» **Supplied data**
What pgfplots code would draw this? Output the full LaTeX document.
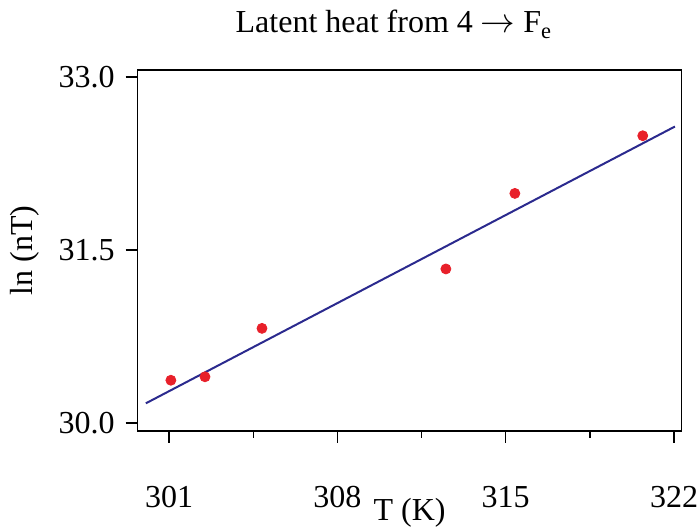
\documentclass[border=0pt]{standalone}
\usepackage{fontspec}
\setmainfont{Liberation Serif}
\usepackage{pgfplots}
\pgfplotsset{compat=1.18}
\definecolor{dotred}{HTML}{E8202A}
\definecolor{fitblue}{HTML}{2B2A8E}

\begin{document}
\fontsize{16pt}{19pt}\selectfont
\begin{tikzpicture}
\useasboundingbox (-68.85pt,-49pt) rectangle (279.65pt,215.5pt);
\begin{axis}[at={(0,0)},anchor=south west,scale only axis,
 width=272pt,height=180.5pt,
 xmin=299.69,xmax=322.32,ymin=29.93,ymax=33.06,
 xtick={301,308,315,322},minor xtick={304.5,311.5,318.5},
 ytick={30,31.5,33},
 xtick pos=bottom,ytick pos=left,tick align=outside,
 major tick length=6pt,minor tick length=3.5pt,
 every tick/.style={black,line width=0.7pt},
 axis line style={line width=0.7pt},
 /pgf/number format/assume math mode=true,
 x tick label style={/pgf/number format/1000 sep={},yshift=-16pt},
 y tick label style={/pgf/number format/fixed,/pgf/number format/fixed zerofill,/pgf/number format/precision=1},
 tick label style={font=\fontsize{16pt}{19pt}\selectfont},
 xlabel={T (K)},ylabel={ln (nT)},
 xlabel style={at={(axis description cs:0.5,0)},anchor=base,yshift=-45pt},
 ylabel style={at={(axis description cs:-0.207,0.5)},anchor=center},
 label style={font=\fontsize{16pt}{19pt}\selectfont},
 title={Latent heat from 4 $\rightarrow$ F\textsubscript{e}},
 title style={at={(axis description cs:0.471,1)},anchor=base,yshift=12.5pt,font=\fontsize{16pt}{19pt}\selectfont},
 clip=false]
\addplot[fitblue,line width=1pt] coordinates {(300.03,30.17)(322.04,32.57)};
\addplot[only marks,mark=*,mark size=2.5pt,color=dotred] coordinates {
 (301.07,30.37)(302.49,30.40)(304.86,30.82)(312.51,31.335)(315.38,31.99)(320.70,32.49)};
\end{axis}
\end{tikzpicture}
\end{document}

» **What you are asked to do**
Make an exact copy of all the material, but keep the pictures out of it.

» **Result of this task**
What pgfplots code would draw this? Output the full LaTeX document.
\documentclass[border=0pt]{standalone}
\usepackage{fontspec}
\setmainfont{Liberation Serif}
\usepackage{pgfplots}
\pgfplotsset{compat=1.18}
\definecolor{dotred}{HTML}{E8202A}
\definecolor{fitblue}{HTML}{2B2A8E}

\begin{document}
\fontsize{16pt}{19pt}\selectfont
\begin{tikzpicture}
\useasboundingbox (-68.85pt,-49pt) rectangle (279.65pt,215.5pt);
\begin{axis}[at={(0,0)},anchor=south west,scale only axis,
 width=272pt,height=180.5pt,
 xmin=299.69,xmax=322.32,ymin=29.93,ymax=33.06,
 xtick={301,308,315,322},minor xtick={304.5,311.5,318.5},
 ytick={30,31.5,33},
 xtick pos=bottom,ytick pos=left,tick align=outside,
 major tick length=6pt,minor tick length=3.5pt,
 every tick/.style={black,line width=0.7pt},
 axis line style={line width=0.7pt},
 /pgf/number format/assume math mode=true,
 x tick label style={/pgf/number format/1000 sep={},yshift=-16pt},
 y tick label style={/pgf/number format/fixed,/pgf/number format/fixed zerofill,/pgf/number format/precision=1},
 tick label style={font=\fontsize{16pt}{19pt}\selectfont},
 xlabel={T (K)},ylabel={ln (nT)},
 xlabel style={at={(axis description cs:0.5,0)},anchor=base,yshift=-45pt},
 ylabel style={at={(axis description cs:-0.207,0.5)},anchor=center},
 label style={font=\fontsize{16pt}{19pt}\selectfont},
 title={Latent heat from 4 $\rightarrow$ F\textsubscript{e}},
 title style={at={(axis description cs:0.471,1)},anchor=base,yshift=12.5pt,font=\fontsize{16pt}{19pt}\selectfont},
 clip=false]
\addplot[fitblue,line width=1pt] coordinates {(300.03,30.17)(322.04,32.57)};
\addplot[only marks,mark=*,mark size=2.5pt,color=dotred] coordinates {
 (301.07,30.37)(302.49,30.40)(304.86,30.82)(312.51,31.335)(315.38,31.99)(320.70,32.49)};
\end{axis}
\end{tikzpicture}
\end{document}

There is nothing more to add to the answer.